As I started work, drawing was replaced with computer design, Corel Draw and Quark Xpress. Graphic design took me to work in the USA and Vienna for many years, from where I explored Europe and further afield. I carried on making things - soft furnishings for my first flat, gifts for friends, a fancy dress pantomime horse, and a full-size Bell Diver as a birthday gift. I loved the problem solving involved, experimenting with different materials and learning how they behaved. When my children came along, I moved to making baby clothes, patchwork quilts, painted wall murals, World Book Day costumes, set designs and props for school productions.


As the internet grew, I stumbled across a Surface Pattern Design event online and it was a lightbulb moment - drawing patterns to put on stuff was a job that people did! I joined online communities and enrolled in illustration courses to learn everything that I could about pattern design, illustration and how to use software needed to digitise drawings. I took my first freelance commissions and started to explore which creative direction to follow.


Luck (or fate) intervened on an art holiday in 2017 with some inspirational female entrepreneurs. During an enlightening week in Sardinia, we ate delicious food, talked art and creative business and three of us decided that greeting cards could be a good direction for our artwork.


We took advantage of all the events and publications that the greeting card industry had to offer and we asked a lot of questions which people were kind enough to answer. In 2019, I took the plunge and booked my first solo trade show to offer my greeting cards direct to shops. It was terrifying and exhilarating as I took my first orders - but I was hooked!


I now supply a growing number of independent gift shops and florists in the UK, and export all over the world. I work with some amazing small businesses to print my paper products in the UK and I have been nominated for an industry award in 2020.
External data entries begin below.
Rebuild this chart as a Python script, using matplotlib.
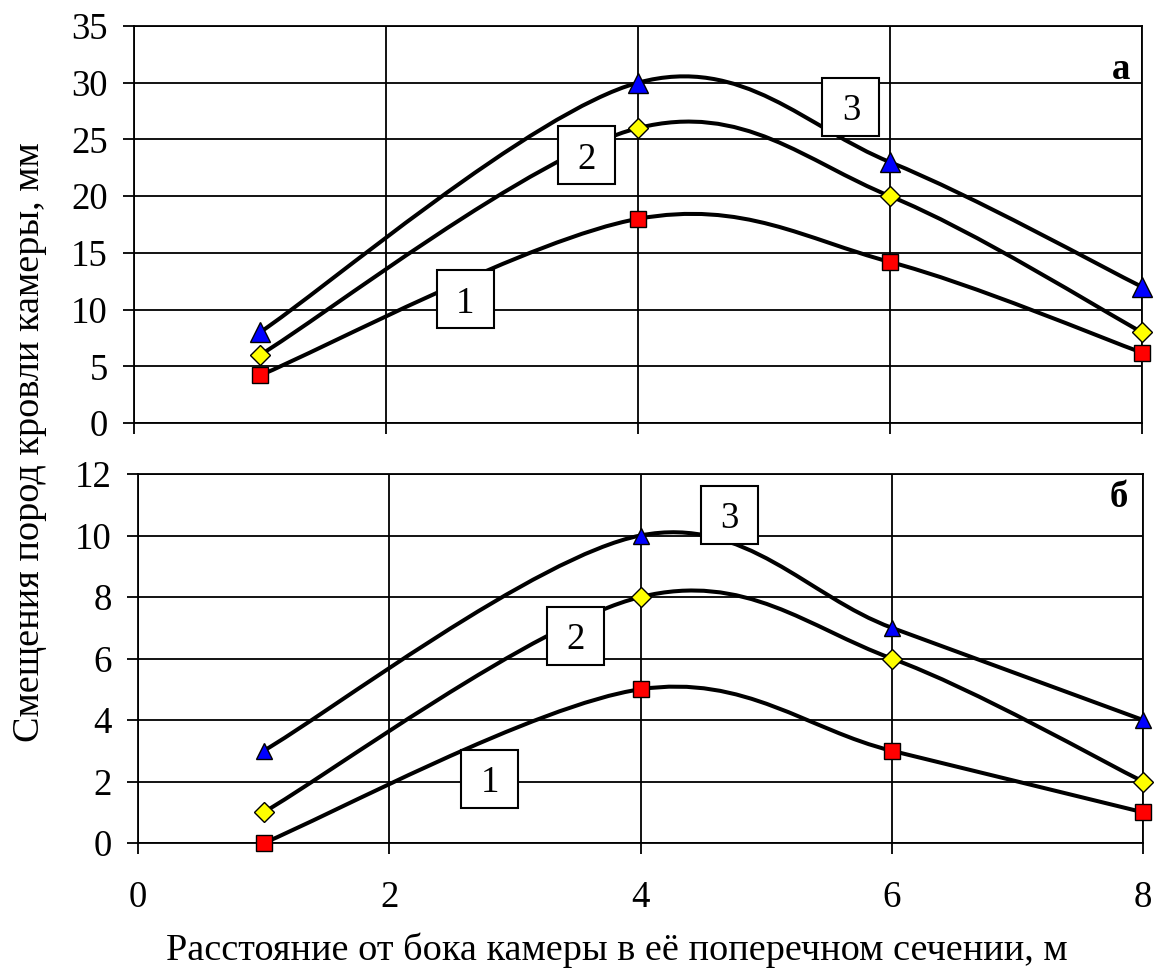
import numpy as np
import matplotlib
matplotlib.use("Agg")
import matplotlib.pyplot as plt
from matplotlib.path import Path
from matplotlib.patches import PathPatch, Rectangle
import matplotlib.transforms as mtransforms

plt.rcParams['font.family'] = ['Liberation Serif', 'DejaVu Serif']

# Distance from the chamber side, m
x_pts = [1, 4, 6, 8]

# Panel "а": roof displacement, mm
top_s1 = [4.2, 18, 14.2, 6.2]
top_s2 = [6, 26, 20, 8]
top_s3 = [8, 30, 23, 12]

# Panel "б": roof displacement, mm
bot_s1 = [0, 5, 3, 1]
bot_s2 = [1, 8, 6, 2]
bot_s3 = [3, 10, 7, 4]

top_yticks = [0, 5, 10, 15, 20, 25, 30, 35]
bot_yticks = [0, 2, 4, 6, 8, 10, 12]
x_ticks = [0, 2, 4, 6, 8]

series_labels = ["1", "2", "3"]
top_label_pos = [(2.63, 10.9), (3.59, 23.6), (5.69, 27.9)]
bot_label_pos = [(2.80, 2.08), (3.48, 6.73), (4.71, 10.67)]

ylabel = "Смещения пород кровли камеры, мм"
xlabel = "Расстояние от бока камеры в её поперечном сечении, м"

FS_TICK = 26.5
FS_LABEL = 27.5


def smooth_path(xs, ys):
    """Smoothed line through the points as cubic Bezier segments."""
    p = np.column_stack([xs, ys]).astype(float)
    n = len(p)
    verts = [p[0]]
    codes = [Path.MOVETO]
    for i in range(n - 1):
        prev = p[i - 1] if i > 0 else p[i]
        nxt = p[i + 2] if i + 2 < n else p[i + 1]
        c1 = p[i] + (p[i + 1] - prev) / 6.0
        c2 = p[i + 1] - (nxt - p[i]) / 6.0
        verts += [c1, c2, p[i + 1]]
        codes += [Path.CURVE4] * 3
    return Path(verts, codes)


def draw_panel(ax, s1, s2, s3, ymax, yticks, label_pos, letter, letter_xy,
               tri_ms):
    ax.set_xlim(0, 8)
    ax.set_ylim(0, ymax)
    ax.set_xticks(x_ticks)
    ax.set_yticks(yticks)
    ax.grid(True, color='black', linewidth=1.3)
    ax.set_axisbelow(True)
    for sp in ax.spines.values():
        sp.set_linewidth(1.3)
    ax.tick_params(axis='both', direction='out', length=8, width=1.3,
                   labelsize=FS_TICK)
    ax.tick_params(axis='y', pad=11)

    for ys in (s1, s2, s3):
        ax.add_patch(PathPatch(smooth_path(x_pts, ys), fill=False,
                               edgecolor='black', linewidth=2.9, zorder=3,
                               capstyle='round', joinstyle='round'))

    ax.plot(x_pts, s1, linestyle='none', marker='s', markersize=11.5,
            markerfacecolor='#ff0000', markeredgecolor='black',
            markeredgewidth=1.0, zorder=5, clip_on=False)
    ax.plot(x_pts, s2, linestyle='none', marker='D', markersize=10,
            markerfacecolor='#ffff00', markeredgecolor='black',
            markeredgewidth=1.0, zorder=5, clip_on=False)
    ax.plot(x_pts, s3, linestyle='none', marker='^', markersize=tri_ms,
            markerfacecolor='#0000ff', markeredgecolor='black',
            markeredgewidth=1.0, zorder=5, clip_on=False)

    fig = ax.figure
    for lab, (lx, ly) in zip(series_labels, label_pos):
        tr = fig.dpi_scale_trans + mtransforms.ScaledTranslation(
            lx, ly, ax.transData)
        ax.add_patch(Rectangle((-0.285, -0.29), 0.57, 0.58, transform=tr,
                               facecolor='white', edgecolor='black',
                               linewidth=1.5, zorder=6))
        ax.text(lx, ly, lab, fontsize=FS_TICK, ha='center',
                va='center_baseline', zorder=7)

    ax.text(letter_xy[0], letter_xy[1], letter, transform=ax.transAxes,
            fontsize=FS_TICK, fontweight='bold', ha='right', va='center',
            zorder=7)


fig = plt.figure(figsize=(11.54, 9.77), dpi=100)
W, H = 1154.0, 977.0
ax_top = fig.add_axes([134 / W, 1 - 423 / H, 1008 / W, 397 / H])
ax_bot = fig.add_axes([138 / W, 1 - 843 / H, 1005 / W, 369 / H])

draw_panel(ax_top, top_s1, top_s2, top_s3, 35, top_yticks, top_label_pos,
           "а", (0.988, 0.89), 15)
draw_panel(ax_bot, bot_s1, bot_s2, bot_s3, 12, bot_yticks, bot_label_pos,
           "б", (0.985, 0.935), 11)

ax_top.tick_params(axis='x', labelbottom=False)
ax_bot.tick_params(axis='x', pad=19)

fig.text(0.026, 1 - 442 / H, ylabel, rotation=90, fontsize=FS_LABEL,
         ha='center', va='center')
fig.text(617 / W, 1 - 950 / H, xlabel, fontsize=FS_LABEL, ha='center',
         va='center')

fig.savefig("out.png", dpi=100)
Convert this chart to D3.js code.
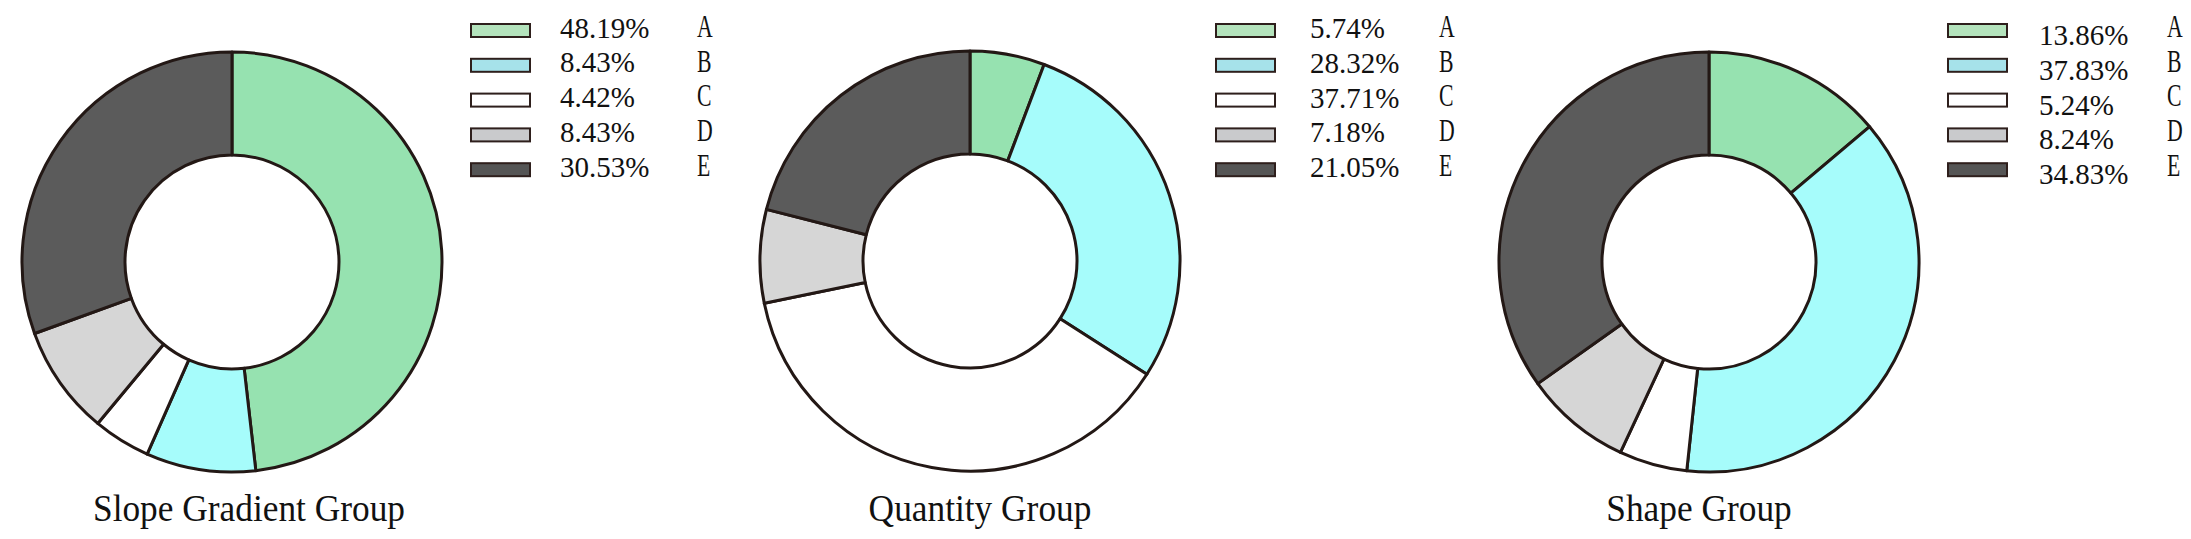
<!doctype html>
<html lang="en">
<head>
  <meta charset="utf-8">
  <title>Group composition donuts</title>
  <script src="https://d3js.org/d3.v7.min.js"></script>
  <style>
    html, body { margin: 0; padding: 0; background: #fff; }
    svg text { font-family: "Liberation Serif", "Times New Roman", serif; fill: #111; }
  </style>
</head>
<body>
  <div id="chart"></div>
  <script>
  // data
  var categories = ["A", "B", "C", "D", "E"];
  var groups = ["Slope Gradient Group", "Quantity Group", "Shape Group"];
  var slopeValues = [48.19, 8.43, 4.42, 8.43, 30.53];
  var quantityValues = [5.74, 28.32, 37.71, 7.18, 21.05];
  var shapeValues = [13.86, 37.83, 5.24, 8.24, 34.83];

  var width = 2191,
      height = 539,
      outerR = 210,
      innerR = 107;

  // slice fills and the (slightly different) legend swatch fills
  var sliceColor = d3.scaleOrdinal().domain(categories)
      .range(["#96e2b0", "#a6fcfb", "#ffffff", "#d6d6d6", "#5b5b5b"]);
  var keyColor = d3.scaleOrdinal().domain(categories)
      .range(["#b4e3bc", "#a6e2ea", "#ffffff", "#c9cacc", "#555555"]);

  // per-panel placement
  var panels = [
    {cx: 232, cy: 262, keyX: 471, pctX: 560, letterX: 697, titleX: 249, pctDy: 7},
    {cx: 970, cy: 261, keyX: 1216, pctX: 1310, letterX: 1439, titleX: 980, pctDy: 7.5},
    {cx: 1709, cy: 262, keyX: 1948, pctX: 2039, letterX: 2167, titleX: 1699, pctDy: 14.5}
  ];
  var seriesList = [slopeValues, quantityValues, shapeValues];

  var svg = d3.select("#chart").append("svg")
      .attr("width", width)
      .attr("height", height)
      .attr("font-family", "Liberation Serif, Times New Roman, serif");

  var pie = d3.pie().sort(null).value(function(d){ return d; });
  var arc = d3.arc().innerRadius(innerR).outerRadius(outerR);
  var rowY = d3.scalePoint().domain(categories).range([30.5, 169.7]);

  panels.forEach(function(p, gi){
    var values = seriesList[gi];
    var g = svg.append("g");

    g.append("g")
      .attr("transform", "translate(" + p.cx + "," + p.cy + ")")
      .selectAll("path")
      .data(pie(values))
      .enter().append("path")
      .attr("d", arc)
      .attr("fill", function(d, i){ return sliceColor(categories[i]); })
      .attr("stroke", "#231815")
      .attr("stroke-width", 3)
      .attr("stroke-linejoin", "round");

    // legend
    var rows = g.selectAll("g.row")
      .data(values)
      .enter().append("g")
      .attr("class", "row");

    rows.append("rect")
      .attr("x", p.keyX)
      .attr("y", function(d, i){ return rowY(categories[i]) - 6.5; })
      .attr("width", 59)
      .attr("height", 13)
      .attr("fill", function(d, i){ return keyColor(categories[i]); })
      .attr("stroke", "#2e1f1c")
      .attr("stroke-width", 2);

    rows.append("text")
      .attr("x", p.pctX)
      .attr("y", function(d, i){ return rowY(categories[i]) + p.pctDy; })
      .style("font-size", "29px")
      .text(function(d){ return d.toFixed(2) + "%"; });

    rows.append("text")
      .attr("transform", function(d, i){
        return "translate(" + p.letterX + "," + (rowY(categories[i]) + 6.2) + ") scale(0.68,1)";
      })
      .style("font-size", "32px")
      .text(function(d, i){ return categories[i]; });

    g.append("text")
      .attr("transform", "translate(" + p.titleX + ",521) scale(0.93,1)")
      .attr("text-anchor", "middle")
      .style("font-size", "38px")
      .text(groups[gi]);
  });
  </script>
</body>
</html>
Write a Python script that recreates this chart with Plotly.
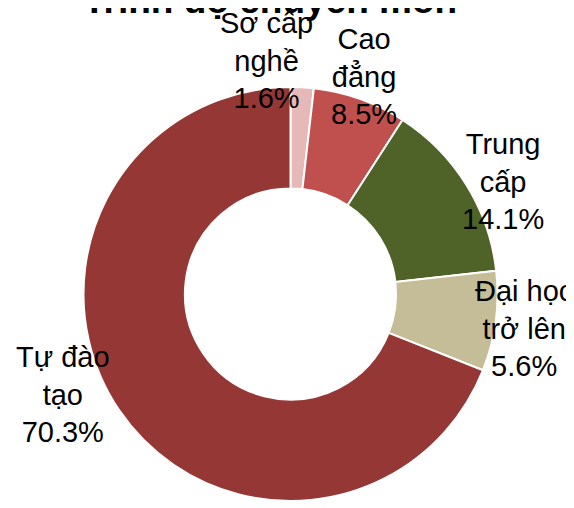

I didn't know that my dad had kept that Valentine card until after he died, and it was a moment of reflection on how far I've come. Running a business is the most exhilarating and challenging ride and I love the fact that no two days are the same. I have a delightful commute to the studio at the bottom of my garden, I meet and work with lovely people. It feels as if every creative skill that I have cultivated since that early emigration trip are now utilised in running my studio and I feel very fortunate to do what I do. This is the perfect job for me!